At the heart of this exhibition is Hermione, the daughter of Menelaus and Helen in Greek mythology, later explored in some depth by French writer/philosophers Foucault and Racine with regards to themes of madness and non-being. Here Hermione becomes a metaphor for Edinburgh’s Old Town, with Hyllen exploring the heart of the capital through a series of works ranging from graphite rubbings of the ground to wonderfully overlaid digital photographs. Hermione herself is revealed in the centre of the room, a meticulously thought-out and constructed footprint of black shapes suspended above a mirror. Further work researches the opinions of 60 of the Old Town’s inhabitants in ‘Voices from the City’, delivered through a small MP3 player set into a mixed media construction – a fantastical architectural model.

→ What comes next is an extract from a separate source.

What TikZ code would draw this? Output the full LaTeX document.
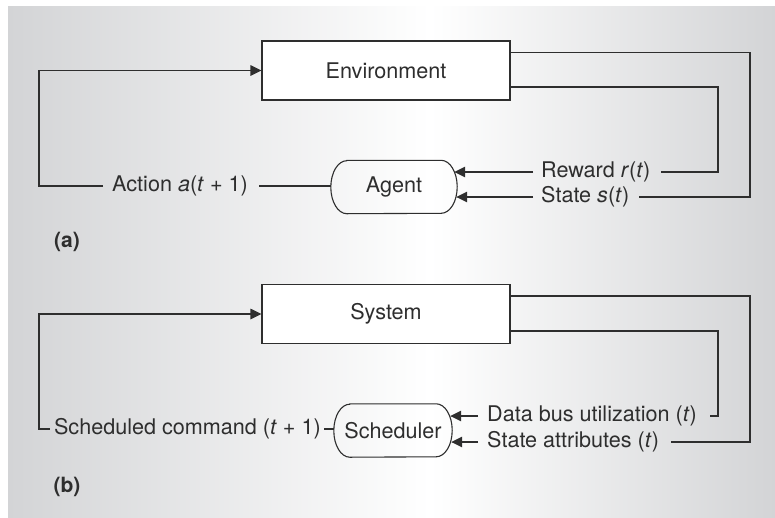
\documentclass[tikz,border=0pt]{standalone}
\usepackage{fontspec}
\setmainfont{TeX Gyre Heros}
\usetikzlibrary{arrows.meta,calc}
\definecolor{bgg}{HTML}{D3D4D6}
\definecolor{ink}{HTML}{2E2E2E}
\newcommand\pillpath[1]{\draw[ln] ([xshift=16pt]#1.north west) -- ([xshift=-16pt]#1.north east) arc[start angle=90,end angle=-90,x radius=16pt,y radius=26.5pt] -- ([xshift=16pt]#1.south west) arc[start angle=270,end angle=90,x radius=16pt,y radius=26.5pt] -- cycle;}
\begin{document}
\begin{tikzpicture}[x=1pt,y=-1pt,
 ln/.style={draw=ink,line width=1.1pt},
 arr/.style={ln,-{Triangle[length=11pt,width=10.5pt]}},
 txt/.style={font=\fontsize{21.6}{25}\selectfont,text=ink,inner sep=0pt},
 boxn/.style={txt,draw=ink,line width=1.1pt,fill=white,minimum width=248pt,minimum height=59pt},
 pilln/.style={txt,minimum height=53pt},
 tag/.style={font=\bfseries\fontsize{21}{24}\selectfont,text=ink,inner sep=0pt}]
\useasboundingbox (0,0) rectangle (775,517);
\shade[left color=bgg,right color=white] (8,6) rectangle (430,517);
\shade[left color=white,right color=bgg] (430,6) rectangle (775,517);
\coordinate (ca) at (39,0);
\coordinate (cr) at (718,0);
\coordinate (cs) at (750,0);
% ---------- (a)
\node[boxn] (env) at (386,70.5) {Environment};
\node[pilln,minimum width=126pt] (ag) at (394,187) {Agent};
\pillpath{ag}
\node[txt,anchor=west] (la) at (112,186) {Action \textit{a}(\textit{t} + 1)};
\node[txt,anchor=west] (lr) at (541,172) {Reward \textit{r}(\textit{t})};
\node[txt,anchor=west] (ls) at (541,197) {State \textit{s}(\textit{t})};
\node[tag] (ta) at (67,242) {(a)};
\draw[arr] ([xshift=-9pt]la.west) -- (la.west -| ca) |- (env.west);
\draw[ln] ([xshift=11pt]la.east) -- (la.east -| ag.west);
\draw[ln] ([yshift=-16.5pt]env.east) -| (cr |- lr.east) -- ([xshift=10pt]lr.east);
\draw[ln] ([yshift=18pt]env.east) -| (cs |- ls.east) -- ([xshift=10pt]ls.east);
\draw[arr] ([xshift=-8pt]lr.west) -- ($(lr.west -| ag.east)+(-3,0)$);
\draw[arr] ([xshift=-8pt]ls.west) -- ($(ls.west -| ag.east)+(-1,0)$);
% ---------- (b)
\node[boxn] (sys) at (386,314) {System};
\node[pilln,minimum width=118pt] (sc) at (393,430.5) {Scheduler};
\pillpath{sc}
\node[txt,anchor=east] (lc) at (321,429) {Scheduled command (\textit{t} + 1)};
\node[txt,anchor=west] (ld) at (487,416) {Data bus utilization (\textit{t})};
\node[txt,anchor=west] (lsa) at (487,442) {State attributes (\textit{t})};
\node[tag] (tb) at (67,487) {(b)};
\draw[arr] ([xshift=-4pt]lc.west) -- (lc.west -| ca) |- (sys.west);
\draw[ln] ([xshift=3pt]lc.east) -- (lc.east -| sc.west);
\draw[ln] ([yshift=-17pt]sys.east) -| (cr |- ld.east) -- ([xshift=13pt]ld.east);
\draw[ln] ([yshift=18pt]sys.east) -| (cs |- lsa.east) -- ([xshift=12pt]lsa.east);
\draw[arr] ([xshift=-9pt]ld.west) -- ($(ld.west -| sc.east)+(-2,0)$);
\draw[arr] ([xshift=-9pt]lsa.west) -- ($(lsa.west -| sc.east)+(-1,0)$);
\end{tikzpicture}
\end{document}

The strength of the exhibition lies in the body of background research. Hyllen has spent time exploring every avenue available to describe his theme, and his accompanying explanations may be confusing, but half the joy (and challenge) is attempting to understand the multi-disciplinary threads of thought. Several references are made to madness, and he even expresses the idea that he is ‘putting the city on the (psychiatrist’s) couch’. And there it may remain there for several years of therapy.